R-modes of neutron stars could be a source of gravitational waves for ground based detectors. If the precise r-mode frequency sigma in an inertial frame is known, guided gravitational wave searches with enhanced detectability are possible. Because of its physical importance, many authors have calculated the r-mode frequency. For the dominant mode, the associated gravitational wave frequency is 4/3 times the angular velocity of the star Omega, subject to various corrections of which relativistic and rotational corrections are the most important. This has led several authors to investigate the dependence of the r-mode frequency on factors such as the relativistic compactness parameter M/R and the angular velocity of stars with different equations of state. The results found so far, however, are almost independent of the equation of state. Here, we investigate the effect of rapid rotation and differential rotation on sigma.
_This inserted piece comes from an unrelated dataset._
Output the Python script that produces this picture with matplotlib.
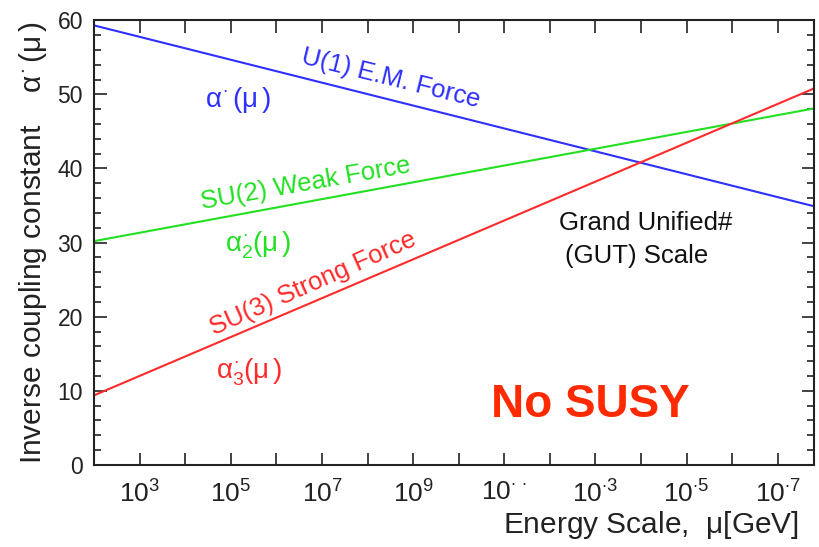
import matplotlib
matplotlib.use("Agg")
import matplotlib.pyplot as plt
from matplotlib.ticker import FixedLocator, NullFormatter, MultipleLocator
import numpy as np

plt.rcParams['font.family'] = ['Liberation Sans', 'DejaVu Sans']
plt.rcParams['mathtext.fontset'] = 'custom'
plt.rcParams['mathtext.rm'] = 'Liberation Sans'
plt.rcParams['mathtext.it'] = 'Liberation Sans'
plt.rcParams['mathtext.bf'] = 'Liberation Sans:bold'

# ---- data ----
energy_log10 = [2.0, 17.8]          # log10(mu / GeV) at the two ends of each line
alpha1_inv = [59.3, 34.9]           # U(1) E.M. force
alpha2_inv = [30.2, 48.1]           # SU(2) weak force
alpha3_inv = [9.4, 50.8]            # SU(3) strong force

labeled_decades = [3, 5, 7, 9, 11, 13, 15, 17]
tick_labels = [r"$10^{3}$", r"$10^{5}$", r"$10^{7}$", r"$10^{9}$",
               r"$10^{\cdot\,\cdot}$", r"$10^{\cdot3}$", r"$10^{\cdot5}$", r"$10^{\cdot7}$"]
unlabeled_decades = [4, 6, 8, 10, 12, 14, 16]
y_ticks = [0, 10, 20, 30, 40, 50, 60]

blue = '#2f2fff'
green = '#22e022'
red = '#ff2a2a'

fig = plt.figure(figsize=(8.19, 5.47), dpi=100)
ax = fig.add_axes([0.115, 0.15, 0.879, 0.813])

mu = 10.0 ** np.array(energy_log10)
ax.plot(mu, alpha1_inv, color=blue, lw=1.5)
ax.plot(mu, alpha2_inv, color=green, lw=1.5)
ax.plot(mu, alpha3_inv, color=red, lw=1.5)

ax.set_xscale('log')
ax.set_xlim(10.0 ** energy_log10[0], 10.0 ** energy_log10[1])
ax.set_ylim(0, 60)

ax.xaxis.set_major_locator(FixedLocator([10.0 ** d for d in labeled_decades]))
ax.xaxis.set_minor_locator(FixedLocator([10.0 ** d for d in unlabeled_decades]))
ax.set_xticklabels(tick_labels)
ax.xaxis.set_minor_formatter(NullFormatter())
ax.set_yticks(y_ticks)
ax.yaxis.set_minor_locator(MultipleLocator(2))

ax.tick_params(axis='x', which='both', direction='in', top=True, bottom=True,
               length=9, width=1.2, labelsize=19, pad=11, colors='#222222')
ax.tick_params(axis='y', which='major', direction='in', left=True, right=True,
               length=9, width=1.2, labelsize=16.5, pad=8, colors='#222222')
ax.tick_params(axis='y', which='minor', direction='in', left=True, right=True,
               length=5, width=1.2, colors='#222222')
for s in ax.spines.values():
    s.set_linewidth(1.5)
    s.set_color('#222222')

ax.set_ylabel(r"Inverse coupling constant    $\alpha^{\cdot}\,(\mu\,)$",
              fontsize=21.5, color='#222222', labelpad=6)
ax.set_xlabel(r"Energy Scale,  $\mu$[GeV]", fontsize=21.5, color='#222222',
              ha='right')
ax.xaxis.set_label_coords(0.979, -0.1)

def tx(xl, y, s, **kw):
    ax.text(10.0 ** xl, y, s, ha='center', va='center', rotation_mode='anchor', **kw)

tx(8.5, 52.2, "U(1) E.M. Force", color=blue, fontsize=18.5, rotation=-14)
tx(5.15, 49.2, r"$\alpha^{\cdot}\,(\mu\,)$", color=blue, fontsize=20)
tx(6.65, 38.0, "SU(2) Weak Force", color=green, fontsize=18.5, rotation=10)
tx(5.6, 29.6, r"$\alpha^{\cdot}_{2}(\mu\,)$", color=green, fontsize=20)
tx(6.8, 24.5, "SU(3) Strong Force", color=red, fontsize=18.5, rotation=24)
tx(5.4, 12.5, r"$\alpha^{\cdot}_{3}(\mu\,)$", color=red, fontsize=20)
tx(14.1, 32.7, "Grand Unified#", color='#111111', fontsize=18.5)
tx(13.9, 28.2, "(GUT) Scale", color='#111111', fontsize=18.5)
tx(12.9, 8.1, "No SUSY", color='#ff2a00', fontsize=33, fontweight='bold')

fig.savefig('out.png', dpi=100)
We work with a series of rotating neutron stars with polytropic equations of state, and we perform the time evolution of the linear perturbation equations in the relativistic Cowling approximation with a finite-difference code. We find that rotational effects in the r-mode frequency can be larger than relativistic effects for rapidly spinning stars with low compactness, reducing the observed frequency. Differential rotation also acts to decrease sigma, but its effect increases with the compactness. The results presented here are relevant to the design of gravitational-wave and electromagnetic r-mode searches.